◆ **PROVIDED MATERIAL**
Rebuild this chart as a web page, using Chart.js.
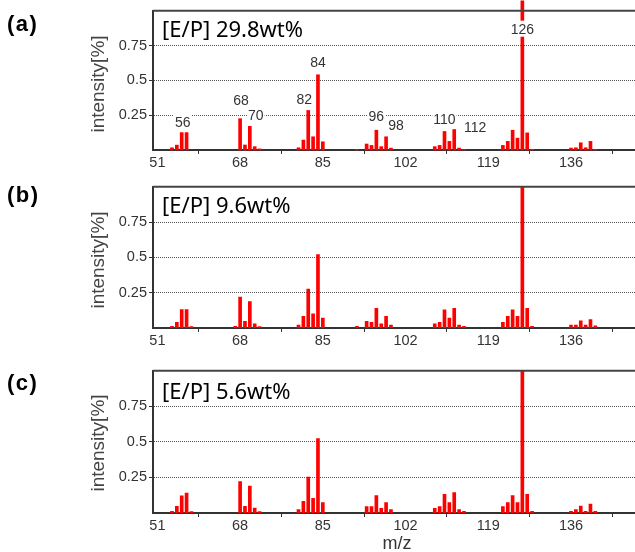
<!DOCTYPE html>
<html>
<head>
<meta charset="utf-8">
<script src="https://cdn.jsdelivr.net/npm/chart.js@4.4.0/dist/chart.umd.min.js"></script>
<style>
  html, body { margin: 0; padding: 0; overflow: hidden; background: #fff; }
  #wrap { width: 635px; height: 552px; position: relative; overflow: hidden; }
  canvas { position: absolute; left: 0; }
  .txt { position: absolute; white-space: nowrap; transform: translateY(-50%); }
  .letter { font: bold 22px "Liberation Sans", sans-serif; letter-spacing: 1.5px; color: #000; left: 7px; }
  .title { font: 22px "Noto Sans", sans-serif; color: #000; left: 162px; }
  .ylab { font: 19px "Liberation Sans", sans-serif; color: #444; transform: translate(-50%, -50%) rotate(-90deg); }
  .xlab { font: 18px "Liberation Sans", sans-serif; color: #333; transform: translate(-50%, -50%); }
</style>
</head>
<body>
<div id="wrap">
<canvas id="chartA" width="700" height="176" style="top:0px"></canvas>
<canvas id="chartB" width="700" height="178" style="top:176px"></canvas>
<canvas id="chartC" width="700" height="179" style="top:360px"></canvas>

<div class="txt letter" style="top:24px">(a)</div>
<div class="txt letter" style="top:195px">(b)</div>
<div class="txt letter" style="top:383px">(c)</div>

<div class="txt title" style="top:28px">[E/P] 29.8wt%</div>
<div class="txt title" style="top:204px">[E/P] 9.6wt%</div>
<div class="txt title" style="top:390px">[E/P] 5.6wt%</div>

<div class="txt ylab" style="left:98px;top:84px">intensity[%]</div>
<div class="txt ylab" style="left:98px;top:260px">intensity[%]</div>
<div class="txt ylab" style="left:98px;top:443px">intensity[%]</div>

<div class="txt xlab" style="left:397px;top:543px">m/z</div>
</div>

<script>
// m/z positions of the peaks (shared by all three spectra)
const mz = [54, 55, 56, 57, 58, 67, 68, 69, 70, 71, 72, 80, 81, 82, 83, 84, 85,
            92, 94, 95, 96, 97, 98, 99, 108, 109, 110, 111, 112, 113, 114,
            122, 123, 124, 125, 126, 127, 128, 136, 137, 138, 139, 140, 141];

// intensities
const intensA = [0.016, 0.035, 0.125, 0.125, 0, 0, 0.225, 0.036, 0.17, 0.024, 0.008,
                 0.016, 0.071, 0.284, 0.095, 0.54, 0.059,
                 0.005, 0.043, 0.033, 0.142, 0.024, 0.095, 0.014,
                 0.024, 0.033, 0.133, 0.062, 0.147, 0.014, 0.005,
                 0.033, 0.062, 0.142, 0.085, 1.07, 0.123, 0.005,
                 0.014, 0.016, 0.052, 0.016, 0.062, 0.005];
const intensB = [0.012, 0.04, 0.13, 0.13, 0.01, 0.012, 0.218, 0.047, 0.187, 0.03, 0.01,
                 0.021, 0.082, 0.276, 0.1, 0.52, 0.07,
                 0.012, 0.047, 0.04, 0.14, 0.03, 0.082, 0.021,
                 0.03, 0.04, 0.129, 0.07, 0.14, 0.021, 0.012,
                 0.04, 0.082, 0.129, 0.082, 1.0, 0.14, 0.012,
                 0.021, 0.021, 0.05, 0.021, 0.06, 0.015];
const intensC = [0.012, 0.047, 0.12, 0.14, 0.01, 0, 0.22, 0.047, 0.19, 0.035, 0.01,
                 0.024, 0.082, 0.252, 0.103, 0.523, 0.073,
                 0, 0.045, 0.045, 0.122, 0.033, 0.073, 0.024,
                 0.033, 0.045, 0.131, 0.073, 0.143, 0.024, 0.012,
                 0.045, 0.073, 0.122, 0.073, 1.0, 0.131, 0.012,
                 0.012, 0.024, 0.049, 0.012, 0.063, 0.012];

// axis ticks
const xTicks = [51, 68, 85, 102, 119, 136];
const yTicks = [0.25, 0.5, 0.75];

// peaks that carry an m/z label in panel (a)
const labelledPeaks = [56, 68, 70, 82, 84, 96, 98, 110, 112, 126];

// label nudges in px [dx, gap above bar top]
const labelNudge = {
    56: [1, 10], 68: [1, 19], 70: [6, 11], 82: [-4, 11], 84: [0, 13],
    96: [0, 14], 98: [10, 12], 110: [0, 12], 112: [21, 2], 126: [0, -18]
};

// top edge of the plot frame (right edge lies outside the picture)
const boxPlugin = {
    id: 'box',
    afterDraw(chart) {
        const a = chart.chartArea;
        const ctx = chart.ctx;
        ctx.save();
        ctx.strokeStyle = '#444';
        ctx.lineWidth = 2;
        ctx.beginPath();
        ctx.moveTo(a.left, a.top);
        ctx.lineTo(a.right, a.top);
        ctx.stroke();
        ctx.restore();
    }
};

const peakLabelPlugin = {
    id: 'peakLabels',
    afterDatasetsDraw(chart, args, opts) {
        if (!opts.show) return;
        const ctx = chart.ctx;
        const xs = chart.scales.x, ys = chart.scales.y;
        const vals = chart.data.datasets[0].data;
        ctx.save();
        ctx.font = '14px "Liberation Sans", sans-serif';
        ctx.textAlign = 'center';
        ctx.textBaseline = 'middle';
        labelledPeaks.forEach(p => {
            const pt = vals.find(d => d.x === p);
            const nudge = labelNudge[p] || [0, 12];
            const x = xs.getPixelForValue(p) + nudge[0];
            const top = Math.max(ys.getPixelForValue(pt.y), chart.chartArea.top);
            const y = top - nudge[1];
            const txt = String(p);
            const w = ctx.measureText(txt).width;
            ctx.fillStyle = '#fff';
            ctx.fillRect(x - w / 2 - 1, y - 8, w + 2, 16);
            ctx.fillStyle = '#333';
            ctx.fillText(txt, x, y + 1);
        });
        ctx.restore();
    }
};

function makeSpectrum(id, values, withLabels) {
    const pts = [];
    mz.forEach((m, i) => {
        if (values[i] > 0) pts.push({ x: m, y: values[i] });
    });
    const tickFont = { family: 'Liberation Sans', size: 14.5 };
    return new Chart(document.getElementById(id), {
        type: 'bar',
        data: {
            datasets: [{
                data: pts,
                backgroundColor: '#ff0000',
                barThickness: 3,
                clip: withLabels ? false : undefined
            }]
        },
        plugins: [boxPlugin, peakLabelPlugin],
        options: {
            responsive: false,
            animation: false,
            layout: { padding: { top: 10, right: 1, left: 0, bottom: 0 } },
            plugins: {
                legend: { display: false },
                tooltip: { enabled: false },
                peakLabels: { show: withLabels }
            },
            scales: {
                x: {
                    type: 'linear',
                    min: 50.1,
                    max: 162.3,
                    offset: false,
                    afterBuildTicks: s => { s.ticks = xTicks.map(v => ({ value: v })); },
                    afterFit: s => { s.height = 26; },
                    ticks: {
                        color: '#333',
                        font: tickFont,
                        padding: 0,
                        maxRotation: 0,
                        autoSkip: false,
                        callback: v => String(v)
                    },
                    grid: {
                        drawOnChartArea: false,
                        drawTicks: true,
                        tickLength: 4,
                        tickColor: '#333',
                        tickWidth: 1
                    },
                    border: { color: '#333', width: 2 }
                },
                y: {
                    min: 0,
                    max: 1,
                    afterBuildTicks: s => { s.ticks = yTicks.map(v => ({ value: v })); },
                    afterFit: s => { s.width = 153; },
                    ticks: {
                        color: '#333',
                        font: tickFont,
                        padding: 2,
                        callback: v => String(v)
                    },
                    grid: {
                        color: '#555',
                        lineWidth: 1,
                        tickLength: 4,
                        tickColor: '#333',
                        tickBorderDash: []
                    },
                    border: { color: '#333', width: 2, dash: [1, 1] }
                }
            }
        }
    });
}

makeSpectrum('chartA', intensA, true);
makeSpectrum('chartB', intensB, false);
makeSpectrum('chartC', intensC, false);
</script>
</body>
</html>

◆ **TASK**
Exclude the images, then output the data above word for word.

◆ **TASK RESPONSE**
Rebuild this chart as a web page, using Chart.js.
<!DOCTYPE html>
<html>
<head>
<meta charset="utf-8">
<script src="https://cdn.jsdelivr.net/npm/chart.js@4.4.0/dist/chart.umd.min.js"></script>
<style>
  html, body { margin: 0; padding: 0; overflow: hidden; background: #fff; }
  #wrap { width: 635px; height: 552px; position: relative; overflow: hidden; }
  canvas { position: absolute; left: 0; }
  .txt { position: absolute; white-space: nowrap; transform: translateY(-50%); }
  .letter { font: bold 22px "Liberation Sans", sans-serif; letter-spacing: 1.5px; color: #000; left: 7px; }
  .title { font: 22px "Noto Sans", sans-serif; color: #000; left: 162px; }
  .ylab { font: 19px "Liberation Sans", sans-serif; color: #444; transform: translate(-50%, -50%) rotate(-90deg); }
  .xlab { font: 18px "Liberation Sans", sans-serif; color: #333; transform: translate(-50%, -50%); }
</style>
</head>
<body>
<div id="wrap">
<canvas id="chartA" width="700" height="176" style="top:0px"></canvas>
<canvas id="chartB" width="700" height="178" style="top:176px"></canvas>
<canvas id="chartC" width="700" height="179" style="top:360px"></canvas>

<div class="txt letter" style="top:24px">(a)</div>
<div class="txt letter" style="top:195px">(b)</div>
<div class="txt letter" style="top:383px">(c)</div>

<div class="txt title" style="top:28px">[E/P] 29.8wt%</div>
<div class="txt title" style="top:204px">[E/P] 9.6wt%</div>
<div class="txt title" style="top:390px">[E/P] 5.6wt%</div>

<div class="txt ylab" style="left:98px;top:84px">intensity[%]</div>
<div class="txt ylab" style="left:98px;top:260px">intensity[%]</div>
<div class="txt ylab" style="left:98px;top:443px">intensity[%]</div>

<div class="txt xlab" style="left:397px;top:543px">m/z</div>
</div>

<script>
// m/z positions of the peaks (shared by all three spectra)
const mz = [54, 55, 56, 57, 58, 67, 68, 69, 70, 71, 72, 80, 81, 82, 83, 84, 85,
            92, 94, 95, 96, 97, 98, 99, 108, 109, 110, 111, 112, 113, 114,
            122, 123, 124, 125, 126, 127, 128, 136, 137, 138, 139, 140, 141];

// intensities
const intensA = [0.016, 0.035, 0.125, 0.125, 0, 0, 0.225, 0.036, 0.17, 0.024, 0.008,
                 0.016, 0.071, 0.284, 0.095, 0.54, 0.059,
                 0.005, 0.043, 0.033, 0.142, 0.024, 0.095, 0.014,
                 0.024, 0.033, 0.133, 0.062, 0.147, 0.014, 0.005,
                 0.033, 0.062, 0.142, 0.085, 1.07, 0.123, 0.005,
                 0.014, 0.016, 0.052, 0.016, 0.062, 0.005];
const intensB = [0.012, 0.04, 0.13, 0.13, 0.01, 0.012, 0.218, 0.047, 0.187, 0.03, 0.01,
                 0.021, 0.082, 0.276, 0.1, 0.52, 0.07,
                 0.012, 0.047, 0.04, 0.14, 0.03, 0.082, 0.021,
                 0.03, 0.04, 0.129, 0.07, 0.14, 0.021, 0.012,
                 0.04, 0.082, 0.129, 0.082, 1.0, 0.14, 0.012,
                 0.021, 0.021, 0.05, 0.021, 0.06, 0.015];
const intensC = [0.012, 0.047, 0.12, 0.14, 0.01, 0, 0.22, 0.047, 0.19, 0.035, 0.01,
                 0.024, 0.082, 0.252, 0.103, 0.523, 0.073,
                 0, 0.045, 0.045, 0.122, 0.033, 0.073, 0.024,
                 0.033, 0.045, 0.131, 0.073, 0.143, 0.024, 0.012,
                 0.045, 0.073, 0.122, 0.073, 1.0, 0.131, 0.012,
                 0.012, 0.024, 0.049, 0.012, 0.063, 0.012];

// axis ticks
const xTicks = [51, 68, 85, 102, 119, 136];
const yTicks = [0.25, 0.5, 0.75];

// peaks that carry an m/z label in panel (a)
const labelledPeaks = [56, 68, 70, 82, 84, 96, 98, 110, 112, 126];

// label nudges in px [dx, gap above bar top]
const labelNudge = {
    56: [1, 10], 68: [1, 19], 70: [6, 11], 82: [-4, 11], 84: [0, 13],
    96: [0, 14], 98: [10, 12], 110: [0, 12], 112: [21, 2], 126: [0, -18]
};

// top edge of the plot frame (right edge lies outside the picture)
const boxPlugin = {
    id: 'box',
    afterDraw(chart) {
        const a = chart.chartArea;
        const ctx = chart.ctx;
        ctx.save();
        ctx.strokeStyle = '#444';
        ctx.lineWidth = 2;
        ctx.beginPath();
        ctx.moveTo(a.left, a.top);
        ctx.lineTo(a.right, a.top);
        ctx.stroke();
        ctx.restore();
    }
};

const peakLabelPlugin = {
    id: 'peakLabels',
    afterDatasetsDraw(chart, args, opts) {
        if (!opts.show) return;
        const ctx = chart.ctx;
        const xs = chart.scales.x, ys = chart.scales.y;
        const vals = chart.data.datasets[0].data;
        ctx.save();
        ctx.font = '14px "Liberation Sans", sans-serif';
        ctx.textAlign = 'center';
        ctx.textBaseline = 'middle';
        labelledPeaks.forEach(p => {
            const pt = vals.find(d => d.x === p);
            const nudge = labelNudge[p] || [0, 12];
            const x = xs.getPixelForValue(p) + nudge[0];
            const top = Math.max(ys.getPixelForValue(pt.y), chart.chartArea.top);
            const y = top - nudge[1];
            const txt = String(p);
            const w = ctx.measureText(txt).width;
            ctx.fillStyle = '#fff';
            ctx.fillRect(x - w / 2 - 1, y - 8, w + 2, 16);
            ctx.fillStyle = '#333';
            ctx.fillText(txt, x, y + 1);
        });
        ctx.restore();
    }
};

function makeSpectrum(id, values, withLabels) {
    const pts = [];
    mz.forEach((m, i) => {
        if (values[i] > 0) pts.push({ x: m, y: values[i] });
    });
    const tickFont = { family: 'Liberation Sans', size: 14.5 };
    return new Chart(document.getElementById(id), {
        type: 'bar',
        data: {
            datasets: [{
                data: pts,
                backgroundColor: '#ff0000',
                barThickness: 3,
                clip: withLabels ? false : undefined
            }]
        },
        plugins: [boxPlugin, peakLabelPlugin],
        options: {
            responsive: false,
            animation: false,
            layout: { padding: { top: 10, right: 1, left: 0, bottom: 0 } },
            plugins: {
                legend: { display: false },
                tooltip: { enabled: false },
                peakLabels: { show: withLabels }
            },
            scales: {
                x: {
                    type: 'linear',
                    min: 50.1,
                    max: 162.3,
                    offset: false,
                    afterBuildTicks: s => { s.ticks = xTicks.map(v => ({ value: v })); },
                    afterFit: s => { s.height = 26; },
                    ticks: {
                        color: '#333',
                        font: tickFont,
                        padding: 0,
                        maxRotation: 0,
                        autoSkip: false,
                        callback: v => String(v)
                    },
                    grid: {
                        drawOnChartArea: false,
                        drawTicks: true,
                        tickLength: 4,
                        tickColor: '#333',
                        tickWidth: 1
                    },
                    border: { color: '#333', width: 2 }
                },
                y: {
                    min: 0,
                    max: 1,
                    afterBuildTicks: s => { s.ticks = yTicks.map(v => ({ value: v })); },
                    afterFit: s => { s.width = 153; },
                    ticks: {
                        color: '#333',
                        font: tickFont,
                        padding: 2,
                        callback: v => String(v)
                    },
                    grid: {
                        color: '#555',
                        lineWidth: 1,
                        tickLength: 4,
                        tickColor: '#333',
                        tickBorderDash: []
                    },
                    border: { color: '#333', width: 2, dash: [1, 1] }
                }
            }
        }
    });
}

makeSpectrum('chartA', intensA, true);
makeSpectrum('chartB', intensB, false);
makeSpectrum('chartC', intensC, false);
</script>
</body>
</html>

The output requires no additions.